◆ Source data:
******************************

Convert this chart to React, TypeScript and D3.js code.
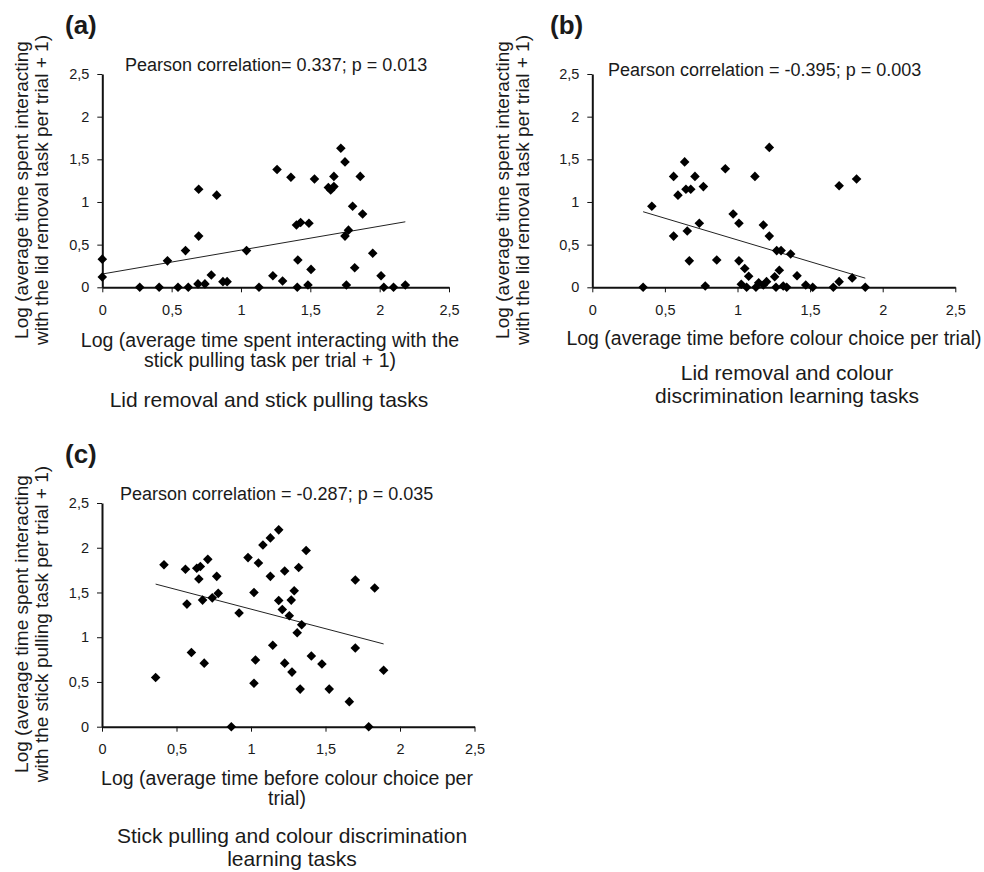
import { useEffect, useRef } from 'react';
import * as d3 from 'd3';

// (a) x: stick pulling, y: lid removal
const lidStick: [number, number][] = [
  [0, 0.33], [0, 0.12], [0.27, 0], [0.41, 0], [0.47, 0.31], [0.546, 0], [0.6, 0.43], [0.62, 0],
  [0.69, 0.04], [0.695, 1.15], [0.695, 0.6], [0.74, 0.04], [0.786, 0.145], [0.825, 1.08], [0.87, 0.066],
  [0.9, 0.066], [1.04, 0.43], [1.13, 0], [1.23, 0.136], [1.26, 1.38], [1.3, 0.074], [1.36, 1.29],
  [1.4, 0.73], [1.406, 0], [1.41, 0.32], [1.43, 0.76], [1.483, 0.027], [1.49, 0.75], [1.505, 0.21],
  [1.53, 1.27], [1.63, 1.17], [1.647, 1.14], [1.67, 1.18], [1.67, 1.3], [1.72, 1.63], [1.75, 1.47],
  [1.75, 0.6], [1.76, 0.027], [1.775, 0.67], [1.805, 0.95], [1.82, 0.23], [1.86, 1.3], [1.877, 0.86],
  [1.95, 0.4], [2.01, 0.136], [2.03, 0], [2.1, 0], [2.185, 0.027],
];

// (b) x: colour choice, y: lid removal
const lidColour: [number, number][] = [
  [0.35, 0], [0.41, 0.95], [0.56, 1.3], [0.56, 0.6], [0.59, 1.08], [0.636, 1.47], [0.645, 1.15],
  [0.654, 0.66], [0.668, 0.31], [0.678, 1.15], [0.707, 1.3], [0.737, 0.75], [0.765, 1.18], [0.778, 0.015],
  [0.857, 0.32], [0.916, 1.39], [0.97, 0.86], [1.01, 0.75], [1.01, 0.31], [1.026, 0.035], [1.05, 0.22],
  [1.063, 0], [1.077, 0.13], [1.12, 1.3], [1.127, 0], [1.146, 0.054], [1.178, 0.73], [1.178, 0.027],
  [1.2, 0.066], [1.219, 1.64], [1.219, 0.6], [1.256, 0.124], [1.265, 0], [1.27, 0.43], [1.288, 0.2],
  [1.3, 0.43], [1.315, 0.015], [1.339, 0], [1.366, 0.39], [1.41, 0.136], [1.47, 0.027], [1.518, 0],
  [1.66, 0], [1.7, 1.19], [1.7, 0.066], [1.79, 0.11], [1.82, 1.27], [1.88, 0],
];

// (c) x: colour choice, y: stick pulling
const stickColour: [number, number][] = [
  [0.36, 0.55], [0.416, 1.81], [0.56, 1.76], [0.57, 1.37], [0.6, 0.83], [0.636, 1.77], [0.66, 1.79],
  [0.65, 1.65], [0.675, 1.415], [0.686, 0.71], [0.71, 1.87], [0.74, 1.44], [0.77, 1.68], [0.78, 1.49],
  [0.868, 0], [0.92, 1.27], [0.98, 1.89], [1.02, 1.5], [1.02, 0.485], [1.03, 0.745], [1.05, 1.83],
  [1.08, 2.03], [1.13, 2.11], [1.13, 1.68], [1.146, 0.91], [1.186, 2.2], [1.186, 1.41], [1.21, 1.31],
  [1.226, 1.74], [1.226, 0.71], [1.257, 1.24], [1.27, 1.415], [1.275, 0.61], [1.29, 1.52], [1.31, 1.05],
  [1.32, 1.78], [1.33, 0.42], [1.34, 1.14], [1.37, 1.97], [1.405, 0.79], [1.476, 0.7], [1.525, 0.42],
  [1.66, 0.28], [1.7, 1.64], [1.7, 0.88], [1.79, 0], [1.83, 1.55], [1.89, 0.63],
];

// linear trendlines: [intercept, slope]
const fitLidStick = [0.156, 0.28];
const fitLidColour = [1.064, -0.509];
const fitStickColour = [1.751, -0.437];

const tickValues = [0, 0.5, 1, 1.5, 2, 2.5];
const tickLabels = ['0', '0,5', '1', '1,5', '2', '2,5'];

const FONT = '"Liberation Sans", Arial, Helvetica, sans-serif';

const panels = [
  {
    tag: '(a)', tagX: 65, tagY: 34,
    data: lidStick, fit: fitLidStick,
    stat: 'Pearson correlation= 0.337; p = 0.013', statX: 125, statY: 71,
    left: 102.3, right: 449, bottom: 287.3, top: 74,
    yLabel: ['Log (average time spent interacting', 'with the lid removal task per trial + 1)'],
    yLabelX: 27.5, yLabelY: 190,
    xLabel: ['Log (average time spent interacting with the', 'stick pulling task per trial + 1)'],
    xLabelX: 270, xLabelY: 347,
    title: ['Lid removal and stick pulling tasks'], titleX: 269, titleY: 407,
  },
  {
    tag: '(b)', tagX: 550, tagY: 34,
    data: lidColour, fit: fitLidColour,
    stat: 'Pearson correlation = -0.395; p = 0.003', statX: 608, statY: 76,
    left: 592.3, right: 955.3, bottom: 287.3, top: 74,
    yLabel: ['Log (average time spent interacting', 'with the lid removal task per trial + 1)'],
    yLabelX: 509, yLabelY: 190,
    xLabel: ['Log (average time before colour choice per trial)'],
    xLabelX: 774, xLabelY: 345,
    title: ['Lid removal and colour', 'discrimination learning tasks'], titleX: 787, titleY: 380,
  },
  {
    tag: '(c)', tagX: 65, tagY: 463,
    data: stickColour, fit: fitStickColour,
    stat: 'Pearson correlation = -0.287; p = 0.035', statX: 120, statY: 500,
    left: 102, right: 474.5, bottom: 726.7, top: 503,
    yLabel: ['Log (average time spent interacting', 'with the stick pulling task per trial + 1)'],
    yLabelX: 27.5, yLabelY: 624,
    xLabel: ['Log (average time before colour choice per', 'trial)'],
    xLabelX: 287, xLabelY: 785,
    title: ['Stick pulling and colour discrimination', 'learning tasks'], titleX: 292, titleY: 843,
  },
];

const App = () => {
  const svgRef = useRef<SVGSVGElement>(null);

  useEffect(() => {
    if (!svgRef.current) return;
    const svg = d3.select(svgRef.current);
    svg.selectAll('*').remove();

    const diamond = d3.symbol().type(d3.symbolSquare).size(46);

    const multiLine = (g: any, lines: string[], x: number, y: number, size: number, gap: number) => {
      const t = g.append('text')
        .attr('x', x)
        .attr('y', y)
        .attr('text-anchor', 'middle')
        .style('font-size', `${size}px`)
        .style('fill', '#1a1a1a');
      lines.forEach((line, i) => {
        t.append('tspan').attr('x', x).attr('dy', i === 0 ? 0 : gap).text(line);
      });
    };

    panels.forEach(p => {
      const x = d3.scaleLinear().domain([0, 2.5]).range([p.left, p.right]);
      const y = d3.scaleLinear().domain([0, 2.5]).range([p.bottom, p.top]);
      const g = svg.append('g').style('font-family', FONT);

      // axes
      const gx = g.append('g')
        .attr('transform', `translate(0,${p.bottom})`)
        .call(d3.axisBottom(x).tickValues(tickValues).tickFormat((_d, i) => tickLabels[i])
          .tickSize(5).tickSizeOuter(0).tickPadding(12));
      const gy = g.append('g')
        .attr('transform', `translate(${p.left},0)`)
        .call(d3.axisLeft(y).tickValues(tickValues).tickFormat((_d, i) => tickLabels[i])
          .tickSize(5).tickSizeOuter(0).tickPadding(8));
      [gx, gy].forEach(a => {
        a.attr('font-family', FONT).attr('font-size', 14.5);
        a.select('.domain').attr('stroke', '#111').attr('stroke-width', 2);
        a.selectAll('.tick line').attr('stroke', '#111').attr('stroke-width', 1);
        a.selectAll('.tick text').attr('fill', '#1a1a1a');
      });

      // trendline over the x range of the data
      const [xmin, xmax] = d3.extent(p.data, d => d[0]) as [number, number];
      const [b0, b1] = p.fit;
      g.append('path')
        .datum([xmin, xmax])
        .attr('d', d3.line<number>().x(v => x(v)).y(v => y(b0 + b1 * v)))
        .attr('stroke', '#222')
        .attr('stroke-width', 1)
        .attr('fill', 'none');

      // points
      g.append('g')
        .selectAll('path')
        .data(p.data)
        .enter()
        .append('path')
        .attr('d', diamond)
        .attr('transform', d => `translate(${x(d[0])},${y(d[1])}) rotate(45)`)
        .attr('fill', '#000');

      // texts
      g.append('text')
        .attr('x', p.tagX)
        .attr('y', p.tagY)
        .style('font-size', '26px')
        .style('font-weight', 'bold')
        .style('fill', '#1a1a1a')
        .text(p.tag);

      g.append('text')
        .attr('x', p.statX)
        .attr('y', p.statY)
        .style('font-size', '18px')
        .style('fill', '#1a1a1a')
        .text(p.stat);

      const yl = g.append('text')
        .attr('transform', `translate(${p.yLabelX},${p.yLabelY}) rotate(-90)`)
        .attr('text-anchor', 'middle')
        .style('font-size', '19px')
        .style('fill', '#1a1a1a');
      p.yLabel.forEach((line, i) => {
        yl.append('tspan').attr('x', 0).attr('dy', i === 0 ? 0 : 20).text(line);
      });

      multiLine(g, p.xLabel, p.xLabelX, p.xLabelY, 19.5, 20);
      multiLine(g, p.title, p.titleX, p.titleY, 21, 23);
    });
  }, []);

  return (
    <svg
      ref={svgRef}
      width={984}
      height={872}
      style={{ position: 'absolute', left: 0, top: 0, background: '#fff' }}
    />
  );
};

export default App;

******************************

◆ Short task: Your task is to return the lines above, from the first one up to and including the line containing "import * as d3 from 'd3';", minus any pictures.

◆ Correct result:
Convert this chart to React, TypeScript and D3.js code.
import { useEffect, useRef } from 'react';
import * as d3 from 'd3';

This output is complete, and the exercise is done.